Jamais je n'aurais cru être emballé à ce point par une comédie franco-franchouillarde tendance bourgeoisie campagnarde, et pourtant, avec une subtile classe et à travers un riche éventail de thèmes typiquement Assayasien, on plonge dans cette immense réflexion sur l'art dans toute sa globalité : sa transmission, son marché, sa valeur, même son utilité au détour d'une petite scène rigolote, peut être la meilleure.
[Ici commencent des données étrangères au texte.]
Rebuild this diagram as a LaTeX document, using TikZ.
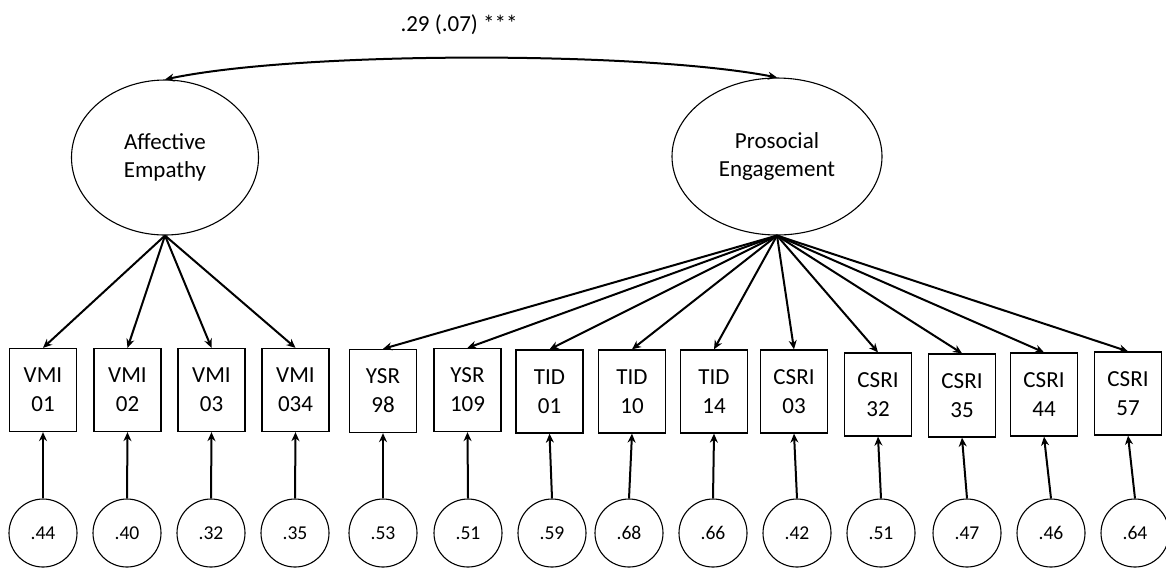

Assayas dresse un schéma cohérent, pose les fondements d'un débat beaucoup plus large qu'il n'y paraît sur l'héritage (le fils de Clint Eastwood fait même une apparition), et l'Histoire de l'art en général (géniale scène au musée d'Orsay), puis, poignant, confronte la valeur de l'argent à celle de l'affectif.
La mise en scène est tout simplement virtuose, toujours en mouvement fluide, sans jamais laisser passer un détail, sur la psychologie des personnages, sur un objet, sur un décor, sur une forme graphique, sur la complexité du monde, mais aussi sur sa simplicité. A noter cette brillante alchimie entre Adrienne qui essaye de se rajeunir, et Jérémie qui essaye de se vieillir, comme constat froid des codes actuels de notre société prédatrice. Ne pas être trop vieux, ne pas être trop jeune.
Le film fait écho à L'Aimée de Desplechin (quand Clean le faisait à Roi et Reine) à tel point qu'on croirait un dialogue entre les deux cinéastes (La scène forte de la maison vide laisse même entrevoir le fantôme de Desplechin). Puis, Assayas reprend le contrôle total de son cinéma avec cette dernière scène fantastique, sa réponse simple et transversale à toutes les questions qu'il a emmêlé deux heures durant. Un espèce de plan-séquence insouciant qui réconcilie les générations, les jeunes et les morts.
Mais subsiste néanmoins cette vision foudroyante de la solitude d'une grand mère, une fois que les enfants sont partis, comme pour nous rappeler que dans ce grand foutoir rock'n'roll, la vie est belle et bien sans pitié.